We are genuinely grateful for your strong sense of responsibility in reviewing our work. We hope this explanation resolves any misunderstandings.

Thank you again for your thorough review and commitment to maintaining high standards in academic research.

Sincerely, Authors of Paper 3968

评论

VMamba is a new and promising backbone network in computer vision that warrants more research efforts. However, from what I understand, VMamba-based models currently face challenges in achieving better efficiency than CNNs and ViTs. This is why numerous recent works aim to further enhance Mamba to make it viable for real-world applications. In my opinion, the authors’ claim of achieving a 1.5x speedup in inference and a 2.0x speedup in training is commendable and meets expectations.

I reviewed the NeurIPS 2024 FAQ for Authors on the official website, and it appears that the second version of VMamba, which appeared on arXiv this April, can indeed be considered concurrent with this submission. Therefore, I have no concerns about the current comparative experiments, and it’s great to see the authors include new comparison results with that second version of VMamba.

Overall, I am inclined to accept the paper and am open to further discussions with other reviewers.

最终决定

The paper proposes Multi-Scale VMamba, a hierarchical visual state space model that aims to address the limitations of existing models by improving efficiency and long-range dependency learning through a multi-scale 2D scanning technique and a Convolutional Feed-Forward Network (ConvFFN). The reviewers generally appreciated the problem’s importance and the proposed solutions but raised concerns regarding the novelty of the approach, given the concurrent work on VMamba, as well as scalability and efficiency in practical applications and more detailed ablations.

In their rebuttal, the authors provided new results on scalability with small and base versions, further results on efficiency, additional ablations to clarify the usefulness of proposed components. They also argued that VMamba-v2 should be considered concurrent work, citing NeurIPS guidelines that suggest work appearing less than two months before the submission deadline should not be mandatory for comparison. The authors made a case that their contributions are orthogonal to the improvements in VMamba to which most of the reviewers agree.

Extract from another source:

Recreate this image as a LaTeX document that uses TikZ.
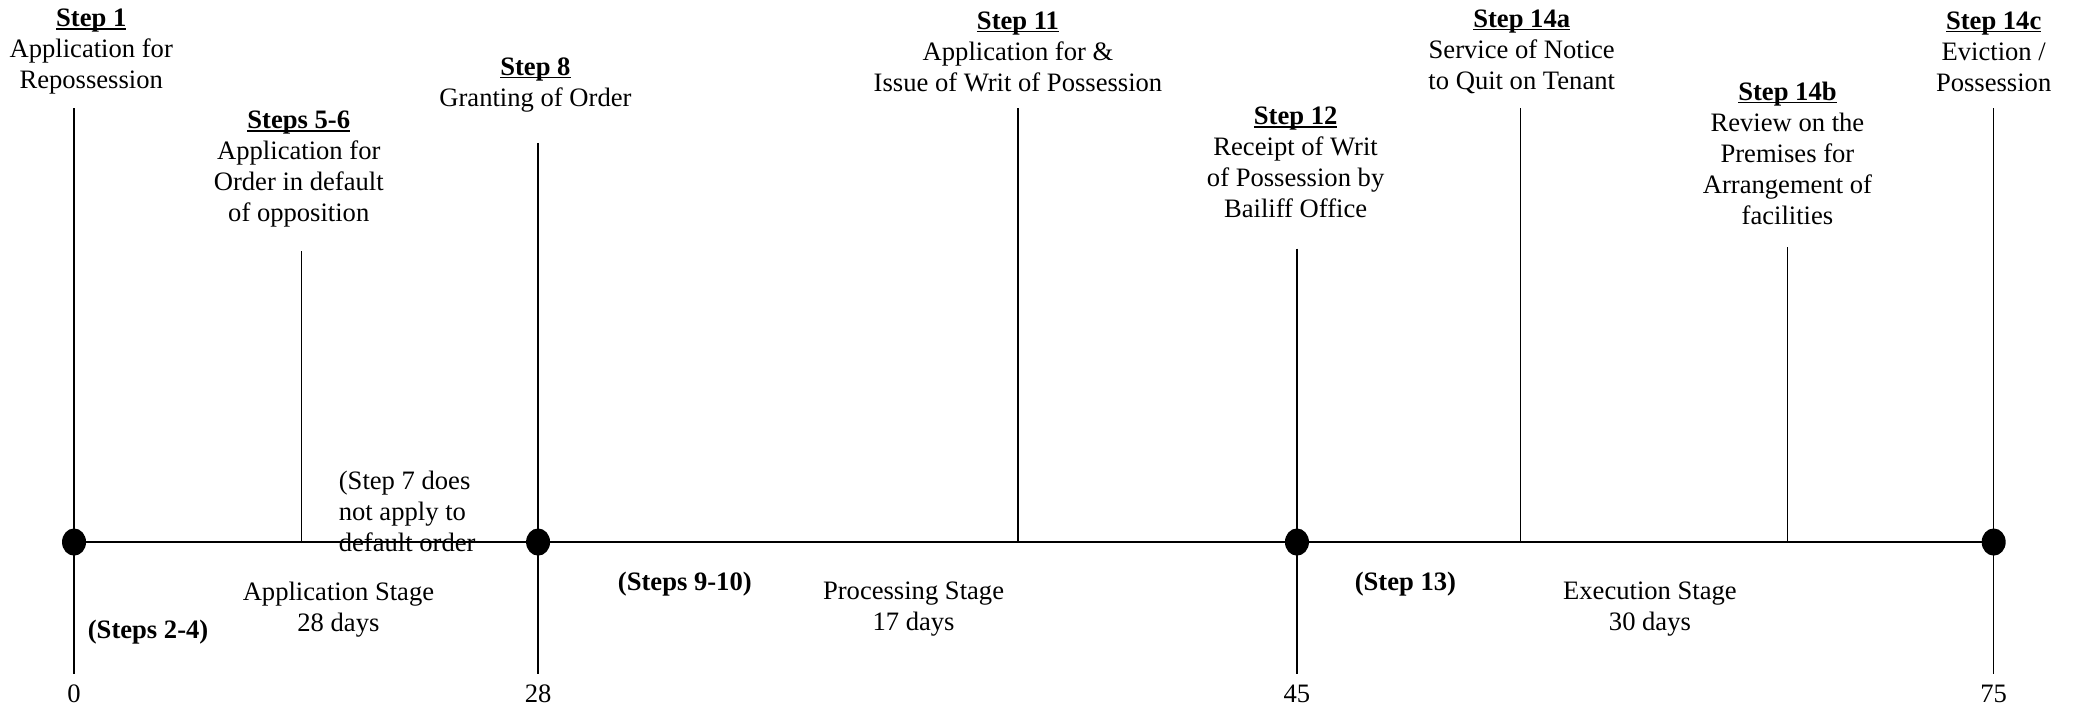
\documentclass[tikz,border=0pt]{standalone}
\usepackage{fontspec}
\setmainfont{Liberation Serif}
\usetikzlibrary{shapes.geometric}
% bold heading with a rule just under the baseline
\newcommand{\stephead}[1]{\setbox0\hbox{\bfseries #1}\rlap{\rule[-1.5pt]{\wd0}{0.7pt}}\box0}
\begin{document}
\begin{tikzpicture}[x=0.661pt,y=-0.661pt,
  txt/.style={font=\fontsize{13.3}{15.5}\selectfont, align=center, inner sep=0pt},
  btxt/.style={font=\fontsize{13.3}{15.5}\selectfont\bfseries, inner sep=0pt},
  rule/.style={line width=0.8pt},
  dot/.style={ellipse, fill=black, inner sep=0pt, minimum width=12pt, minimum height=13.6pt}]
\useasboundingbox (0,0) rectangle (1568,534);

% milestones on the time axis
\node[dot] (d0)  at (56,410) {};
\node[dot] (d28) at (407,410) {};
\node[dot] (d45) at (981,410) {};
\node[dot] (d75) at (1508,410) {};
\draw[rule] (d0.center) -- (d75.center);

% step markers
\coordinate (s1t) at (56,82);   \coordinate (s1b) at (56,510);
\coordinate (s5t) at (228,190); \coordinate (s5b) at (228,410);
\coordinate (s8t) at (407,108); \coordinate (s8b) at (407,510);
\coordinate (s11t) at (770,82); \coordinate (s11b) at (770,410);
\coordinate (s12t) at (981,188); \coordinate (s12b) at (981,510);
\coordinate (s14at) at (1150,82); \coordinate (s14ab) at (1150,410);
\coordinate (s14bt) at (1352,187); \coordinate (s14bb) at (1352,410);
\coordinate (s14ct) at (1508,82); \coordinate (s14cb) at (1508,510);
\draw[rule] (s1t) -- (s1b);
\draw[rule] (s5t) -- (s5b);
\draw[rule] (s8t) -- (s8b);
\draw[rule] (s11t) -- (s11b);
\draw[rule] (s12t) -- (s12b);
\draw[rule] (s14at) -- (s14ab);
\draw[rule] (s14bt) -- (s14bb);
\draw[rule] (s14ct) -- (s14cb);

% step descriptions
\node[txt] (l1) at (69,39) {\stephead{Step 1}\\Application for\\Repossession};
\node[txt] (l5) at (226,128) {\stephead{Steps 5-6}\\Application for\\Order in default\\of opposition};
\node[txt] (l8) at (405,64) {\stephead{Step 8}\\Granting of Order};
\node[txt] (l11) at (770,39) {\stephead{Step 11}\\Application for \&\\Issue of Writ of Possession};
\node[txt] (l12) at (980,123) {\stephead{Step 12}\\Receipt of Writ\\of Possession by\\Bailiff Office};
\node[txt] (l14a) at (1151,39) {\stephead{Step 14a}\\Service of Notice\\to Quit on Tenant};
\node[txt] (l14b) at (1352,116) {\stephead{Step 14b}\\Review on the\\Premises for\\Arrangement of\\facilities};
\node[txt] (l14c) at (1508,39) {\stephead{Step 14c}\\Eviction /\\Possession};

% notes below the axis
\node[txt, align=left, anchor=west] (n7) at (256,387) {(Step 7 does\\not apply to\\default order};
\node[txt] (st1) at (256,461) {Application Stage\\28 days};
\node[txt] (st2) at (691,461) {Processing Stage\\17 days};
\node[txt] (st3) at (1248,461) {Execution Stage\\30 days};
\node[btxt] (sub1) at (112,478) {(Steps 2-4)};
\node[btxt] (sub2) at (518,442) {(Steps 9-10)};
\node[btxt] (sub3) at (1063,442) {(Step 13)};

% day counts
\node[txt] (day0) at (56,525) {0};
\node[txt] (day28) at (407,525) {28};
\node[txt] (day45) at (981,525) {45};
\node[txt] (day75) at (1508,525) {75};
\end{tikzpicture}
\end{document}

After carefully considering the reviews, the authors’ rebuttal, and the discussion, the AC acknowledges that the proposed approach has merit and presented ideas will be useful to the efforts to improve efficiency and performance of Mamba architectures. Specifically, not including VMamba-v2 in comparisons is understandable given the work is continuously improving and the specific changes were close to the submission dates (however, a more direct comparison with SoTA implementations will improve this work's quality - kindly see the comments below). The AC also recognizes the efforts made by the authors to address the reviewers’ concerns, particularly with the additional experiments and comparisons. While some concerns remain, particularly regarding scalability and efficiency, the paper presents a meaningful contribution to the field by tackling the long-range dependency issue in state space models with an interesting approach.

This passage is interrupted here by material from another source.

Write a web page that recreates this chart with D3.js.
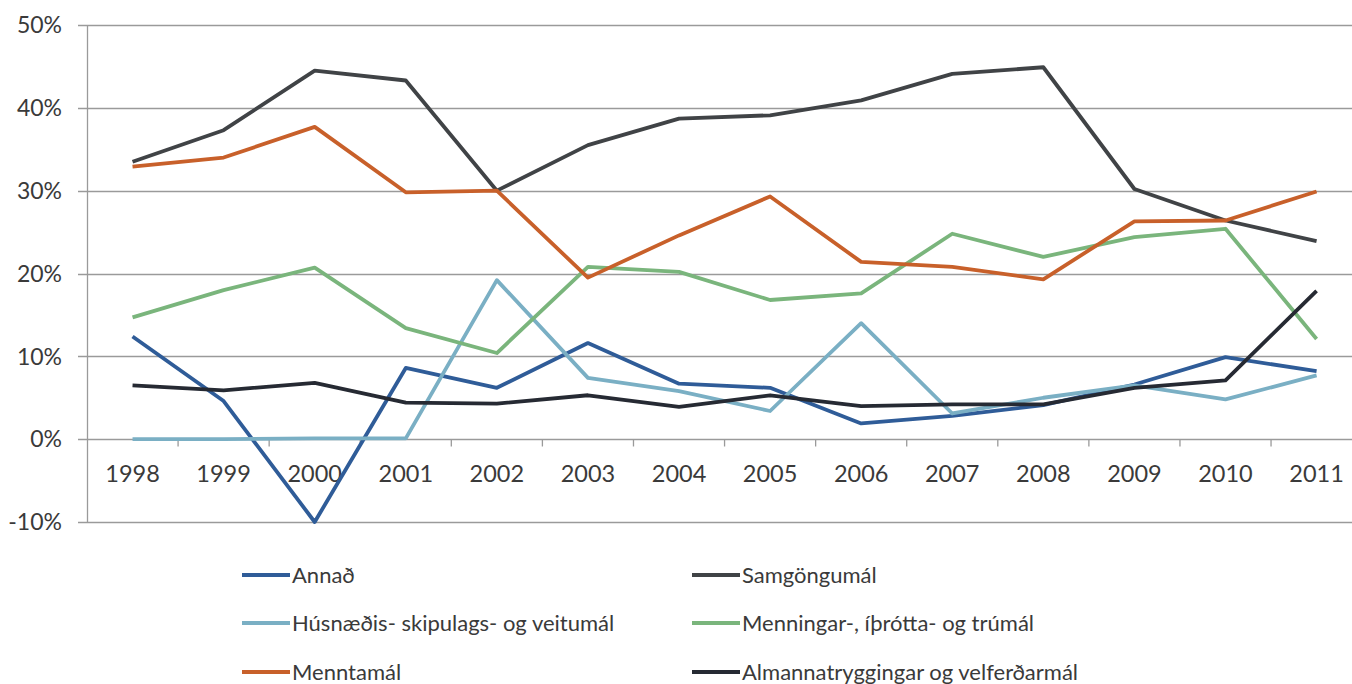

Considering all aspects, the AC recommends an accept decision. The authors are encouraged to further clarify their contributions and comparisons with VMamba in the final version and include all suggested changes. In line with the author's comment, "our contribution to efficiency is orthogonal to theirs, which could be integrated to achieve a better efficiency," it will be a great addition to the final version if the authors can include their proposed MS2D and ConvFFN on top of the recent version of VMamba to demonstrate its generalization and ability to provide gains over more competitive baselines. Similarly, AC will strongly suggest authors to update Fig. 1 comparison with actual GPU runtimes on x-axis, since the FLOPs comparison can give a misleading picture.